Las áridas tierras del desierto de Atacama, en el norte de Chile, se han convertido en el escenario de una imagen que parece sacada de una novela de ciencia ficción. En ellas se pueden encontrar montañas de ropa de segunda mano que llegó de Estados Unidos, Canadá, Europa y Asia, fue descartada para su reventa y acabó en este vertedero al aire libre emitiendo gases tóxicos mientras se descompone. Un auténtico símbolo de cómo la sociedad de usar y tirar y el consumismo extremo están dañando el planeta. Y también de la desigualdad: a ese lugar plagado de los que algunos desecharon llegan otros en búsqueda de prendas para vestir o revender y ganarse la vida.
Ese basurero clandestino se ha ido levantando de los descartes de las 59.000 toneladas de ropa que llegan cada año a Chile —el primer importador de prendas de segunda mano de América Latina— a través de la zona franca del puerto de Iquique, a 1.800 kilómetros al norte de Santiago. La mayoría son artículos usados, pero también hay algunos sin estrenar con la etiqueta de venta todavía puesta.

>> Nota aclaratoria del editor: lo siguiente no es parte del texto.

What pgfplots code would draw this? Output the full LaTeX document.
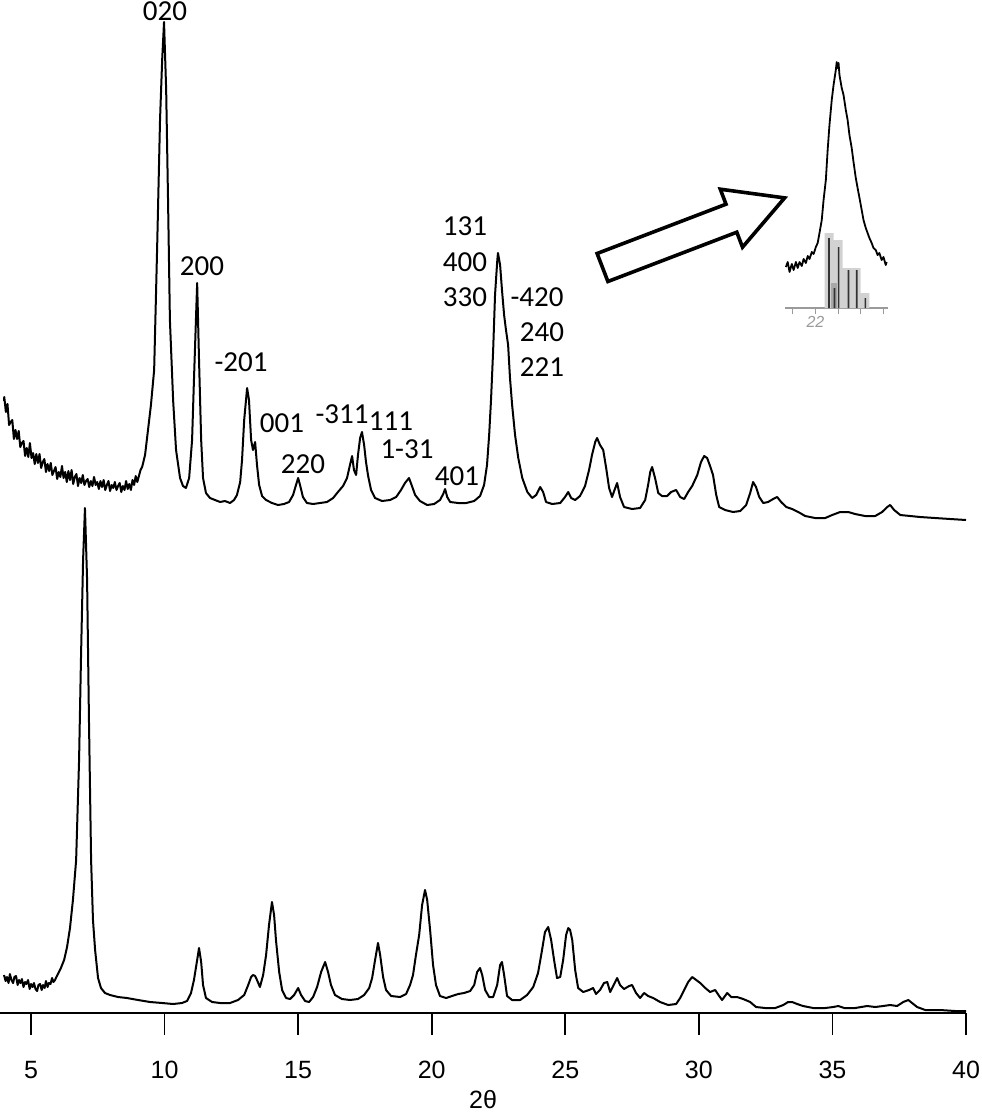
\documentclass[border=0pt]{standalone}
\usepackage{fontspec}
\setmainfont{Carlito}
\newfontfamily\arial{Liberation Sans}
\usepackage{pgfplots}
\pgfplotsset{compat=1.18}
\definecolor{barfill}{HTML}{D2D2D2}
\definecolor{insetax}{HTML}{9A9A9A}
\begin{document}
\begin{tikzpicture}
% main axis: two diffractograms, offset vertically
\begin{axis}[name=main, at={(0pt,-506.5pt)}, anchor=south west,
    scale only axis, width=483pt, height=506.5pt,
    xmin=3.84, xmax=40, ymin=0, ymax=1013,
    axis x line*=bottom, hide y axis,
    axis line style={line width=1pt},
    xtick={5,10,...,40}, tick align=outside, major tick length=11pt,
    xtick style={line width=0.8pt, black},
    /pgf/number format/assume math mode=true,
    xticklabel style={font=\arial\fontsize{12.5}{14}\selectfont, anchor=center, yshift=-17.5pt},
    xlabel={2θ}, xlabel style={font=\arial\fontsize{12.5}{14}\selectfont, at={(axis description cs:0.5,0)}, anchor=center, yshift=-43.5pt},
    clip=false]
  % upper pattern
  \addplot[black, line width=1pt, line join=round] coordinates {
    (3.99,612)(4.00,616)(4.06,601)(4.12,609)(4.18,588)(4.24,591)(4.30,593)(4.36,574)(4.42,583)(4.48,574)
    (4.54,582)(4.60,566)(4.66,570)(4.72,572)(4.78,557)(4.84,565)(4.90,556)(4.96,570)(5.02,555)(5.08,560)
    (5.14,549)(5.20,559)(5.26,550)(5.32,559)(5.38,545)(5.44,551)(5.50,554)(5.56,541)(5.62,549)(5.68,542)
    (5.74,550)(5.80,538)(5.86,542)(5.92,546)(5.98,534)(6.04,541)(6.10,536)(6.16,547)(6.22,535)(6.28,541)
    (6.34,531)(6.40,542)(6.46,533)(6.52,543)(6.58,529)(6.64,536)(6.70,539)(6.76,527)(6.82,535)(6.88,530)
    (6.94,538)(7.00,528)(7.06,532)(7.12,534)(7.18,526)(7.24,532)(7.30,527)(7.36,536)(7.42,528)(7.48,531)
    (7.54,524)(7.60,532)(7.66,526)(7.72,533)(7.78,523)(7.84,528)(7.90,532)(7.96,522)(8.02,528)(8.08,525)
    (8.14,531)(8.20,523)(8.26,527)(8.32,530)(8.38,521)(8.44,527)(8.50,523)(8.56,532)(8.62,524)(8.68,529)
    (8.74,523)(8.80,533)(8.86,528)(8.92,537)(8.98,531)(9.04,537)(9.10,543)
    (9.16,546)(9.27,558)(9.38,583)(9.49,608)(9.61,643)
    (9.72,763)(9.83,893)(9.91,953)(9.98,991)(10.06,923)(10.13,813)(10.20,693)(10.32,613)(10.43,563)
    (10.58,535)(10.69,527)(10.80,525)(10.92,535)(11.03,573)(11.10,633)(11.22,730)(11.29,653)(11.37,573)
    (11.44,535)(11.55,520)(11.70,515)(11.89,513)(12.08,511)(12.26,512)(12.45,510)(12.60,513)(12.71,518)
    (12.83,531)(12.90,553)(12.98,593)(13.09,625)(13.16,613)(13.24,573)(13.31,563)(13.39,571)(13.46,548)
    (13.54,528)(13.65,517)(13.80,513)(14.02,510)(14.25,508)(14.47,509)(14.66,511)(14.81,518)(14.92,528)
    (15.00,535)(15.07,528)(15.18,516)(15.33,510)(15.56,509)(15.82,510)(16.08,511)(16.31,515)(16.49,521)
    (16.68,527)(16.83,535)(16.94,548)(17.02,557)(17.09,543)(17.17,538)(17.24,558)(17.32,575)(17.39,581)
    (17.47,568)(17.54,551)(17.62,537)(17.73,523)(17.88,515)(18.14,512)(18.44,513)(18.67,516)(18.85,523)
    (19.00,530)(19.15,535)(19.26,527)(19.38,518)(19.56,512)(19.83,508)(20.09,509)(20.31,513)(20.43,519)
    (20.50,524)(20.58,516)(20.69,511)(20.99,510)(21.29,510)(21.59,512)(21.81,517)(21.96,528)(22.07,548)
    (22.15,578)(22.22,613)(22.30,663)(22.37,718)(22.45,751)(22.48,760)(22.56,748)(22.63,723)(22.71,698)
    (22.78,683)(22.86,668)(22.93,635)(23.01,608)(23.12,578)(23.24,555)(23.39,535)(23.58,521)(23.76,515)
    (23.91,518)(24.06,526)(24.17,521)(24.28,511)(24.51,509)(24.81,510)(24.99,516)(25.11,521)(25.22,515)
    (25.37,513)(25.55,517)(25.74,527)(25.89,543)(26.00,558)(26.12,571)(26.19,575)(26.30,568)(26.42,563)
    (26.53,545)(26.64,525)(26.75,516)(26.87,525)(26.94,530)(27.05,516)(27.20,506)(27.50,504)(27.80,505)
    (27.99,513)(28.10,528)(28.18,541)(28.25,546)(28.36,535)(28.48,520)(28.62,517)(28.81,517)(28.96,521)
    (29.15,523)(29.30,516)(29.45,514)(29.60,521)(29.75,527)(29.94,538)(30.08,551)(30.20,557)(30.31,555)
    (30.42,547)(30.53,538)(30.65,518)(30.76,506)(30.98,503)(31.28,501)(31.55,502)(31.77,508)(31.92,520)
    (32.03,531)(32.14,526)(32.26,516)(32.41,510)(32.59,511)(32.78,514)(32.93,516)(33.08,511)(33.27,506)
    (33.49,504)(33.72,501)(33.98,497)(34.35,495)(34.73,495)(34.99,498)(35.29,501)(35.59,501)(35.85,499)
    (36.22,497)(36.60,497)(36.86,501)(37.05,506)(37.16,508)(37.31,503)(37.54,498)(37.91,497)(38.28,496)
    (38.84,495)(39.41,494)(40.00,493)};
  % lower pattern
  \addplot[black, line width=1pt, line join=round] coordinates {
    (3.99,38)(4.05,32)(4.10,36)(4.16,30)(4.21,39)(4.27,33)(4.33,30)(4.38,36)(4.44,37)(4.50,28)
    (4.55,33)(4.61,30)(4.66,34)(4.72,26)(4.78,31)(4.83,29)(4.89,33)(4.95,24)(5.00,29)(5.06,26)
    (5.11,30)(5.17,24)(5.23,22)(5.28,28)(5.34,29)(5.40,23)(5.45,28)(5.51,25)(5.56,32)(5.62,26)
    (5.67,30)(5.73,29)(5.79,35)(5.84,31)(5.90,33)(5.95,36)(6.01,39)(6.12,45)
    (6.24,53)(6.35,66)(6.46,85)(6.57,113)(6.69,153)(6.80,253)(6.87,353)(6.95,453)(7.02,505)(7.10,433)
    (7.17,293)(7.25,153)(7.32,93)(7.40,63)(7.51,35)(7.62,25)(7.77,20)(7.96,18)(8.26,16)(8.59,15)
    (9.01,13)(9.46,11)(9.91,10)(10.32,9)(10.65,10)(10.84,12)(10.99,20)(11.10,33)(11.22,53)(11.29,65)
    (11.37,51)(11.44,28)(11.55,15)(11.78,11)(12.08,10)(12.45,10)(12.75,13)(12.98,18)(13.13,28)(13.24,36)
    (13.31,38)(13.39,37)(13.46,33)(13.57,26)(13.69,38)(13.80,58)(13.91,88)(14.02,111)(14.10,98)(14.17,73)
    (14.29,41)(14.40,23)(14.55,15)(14.70,14)(14.85,18)(15.00,25)(15.11,18)(15.26,12)(15.41,11)(15.56,16)
    (15.71,26)(15.86,41)(16.01,51)(16.12,41)(16.23,28)(16.38,18)(16.64,14)(16.94,13)(17.24,14)(17.47,18)
    (17.66,25)(17.77,35)(17.88,53)(17.99,70)(18.07,58)(18.18,36)(18.29,23)(18.48,17)(18.82,16)(19.04,19)
    (19.19,28)(19.30,38)(19.41,58)(19.53,78)(19.64,108)(19.75,123)(19.83,113)(19.94,83)(20.05,48)(20.16,28)
    (20.31,17)(20.54,15)(20.76,17)(20.99,19)(21.21,20)(21.44,22)(21.59,28)(21.70,41)(21.81,45)(21.89,38)
    (22.00,23)(22.15,16)(22.30,16)(22.45,28)(22.56,48)(22.63,51)(22.71,38)(22.82,17)(23.01,13)(23.31,13)
    (23.57,18)(23.80,26)(23.98,40)(24.13,63)(24.24,81)(24.36,86)(24.47,73)(24.58,53)(24.69,35)(24.81,36)
    (24.92,53)(25.03,78)(25.11,85)(25.18,83)(25.26,73)(25.37,43)(25.48,25)(25.67,21)(25.89,23)(26.04,25)
    (26.15,19)(26.30,23)(26.45,30)(26.57,31)(26.68,21)(26.83,29)(26.94,35)(27.05,28)(27.20,24)(27.39,27)
    (27.50,28)(27.65,20)(27.80,15)(27.95,20)(28.10,17)(28.29,15)(28.55,11)(28.85,8)(29.15,9)(29.30,15)
    (29.45,23)(29.60,31)(29.75,36)(29.90,33)(30.05,30)(30.24,25)(30.42,21)(30.61,23)(30.76,17)(30.87,13)
    (31.06,20)(31.21,16)(31.43,16)(31.66,14)(31.92,11)(32.14,6)(32.48,5)(32.86,5)(33.16,8)(33.34,11)
    (33.49,11)(33.68,9)(33.90,7)(34.28,5)(34.73,5)(35.03,6)(35.22,7)(35.44,5)(35.85,5)(36.30,7)
    (36.60,6)(36.90,7)(37.16,8)(37.42,7)(37.65,11)(37.84,13)(37.98,10)(38.17,6)(38.47,3)(39.03,3)
    (39.59,2)(40.00,2)};
\end{axis}

% inset: zoom of the 22.5 degree reflection with calculated positions
\begin{axis}[name=inset, at={(392.5pt,-154pt)}, anchor=south west,
    scale only axis, width=51.5pt, height=126.5pt,
    xmin=21.33, xmax=23.6, ymin=0, ymax=253,
    axis x line*=bottom, hide y axis,
    axis line style={insetax, line width=0.6pt},
    xtick={21.5,22,22.5,23,23.5}, xticklabels={,22,,,},
    tick align=outside, major tick length=3pt,
    xtick style={insetax, line width=0.5pt},
    xticklabel style={font=\arial\itshape\fontsize{8}{9}\selectfont, text=insetax, inner sep=1pt},
    clip=false]
  \addplot[ybar, bar width=4.5pt, fill=barfill, draw=none] coordinates {
    (22.30,75)(22.50,68)(22.70,40)(22.90,40)(23.09,15)};
  \addplot[ybar, bar width=3pt, fill=barfill!80!black, draw=none] coordinates {(22.40,25)};
  \addplot[ybar, bar width=0.8pt, fill=black!80, draw=none] coordinates {
    (22.30,70)(22.42,20)(22.51,61)(22.73,38)(22.91,38)(23.10,10)};
  \addplot[black, line width=0.9pt, line join=round] coordinates {
    (21.35,41)(21.39,46)(21.43,36)(21.48,44)(21.52,38)(21.57,46)(21.61,40)(21.65,46)(21.70,42)(21.74,49)
    (21.79,45)(21.83,52)(21.87,49)(21.92,56)(21.96,54)(22.01,61)(22.05,65)(22.09,75)(22.14,88)(22.18,108)
    (22.23,128)(22.27,158)(22.31,183)(22.36,208)(22.40,223)(22.45,238)(22.47,246)(22.49,240)(22.51,245)(22.53,233)
    (22.58,220)(22.62,213)(22.67,198)(22.71,188)(22.75,173)(22.80,160)(22.84,146)(22.89,130)(22.93,120)(22.98,108)
    (23.02,98)(23.06,88)(23.11,80)(23.15,75)(23.19,70)(23.24,65)(23.28,60)(23.33,58)(23.37,53)(23.41,55)
    (23.46,48)(23.50,51)(23.55,43)(23.57,46)};
\end{axis}

\begin{scope}[x=0.5pt, y=-0.5pt]
% open block arrow pointing to the inset
\draw[line width=1.8pt, line join=miter, fill=white]
  (597.1,253.5) -- (726.0,204.2) -- (720.3,189.2) -- (784.6,197.9)
  -- (742.5,247.2) -- (736.8,232.2) -- (607.9,281.5) -- cycle;

% Miller indices
\begin{scope}[every node/.style={font=\fontsize{14.5}{17}\selectfont, inner sep=0pt, anchor=center}]
  \node at (165,11) {020};
  \node at (202,266) {200};
  \node at (241,362) {-201};
  \node at (282,423) {001};
  \node at (303,464) {220};
  \node at (342,414) {-311};
  \node at (391,421) {111};
  \node at (407,449) {1-31};
  \node at (457,476) {401};
  \node at (465,226) {131};
  \node at (465,262) {400};
  \node at (465,297) {330};
  \node at (537,297) {-420};
  \node at (542,332) {240};
  \node at (542,367) {221};
\end{scope}
\end{scope}

\pgfresetboundingbox
\path (0pt,0pt) rectangle (490.5pt,-556.5pt);
\end{tikzpicture}
\end{document}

Reportes sobre la industria textil han expuesto el alto costo de la moda rápida, con trabajadores infrapagados, denuncias de empleo infantil y condiciones deplorables para producir en serie. A ello hoy se suman cifras devastadoras sobre su inmenso impacto ambiental, comparable al de la industria petrolera. Según un estudio de la ONU de 2019, la producción de ropa en el mundo se duplicó entre 2000 y 2014, lo que ha dejado en evidencia que se trata de una industria “responsable del 20% del desperdicio total de agua a nivel global”. Además, la fabricación de ropa y calzado genera el 8% de los gases de efecto invernadero.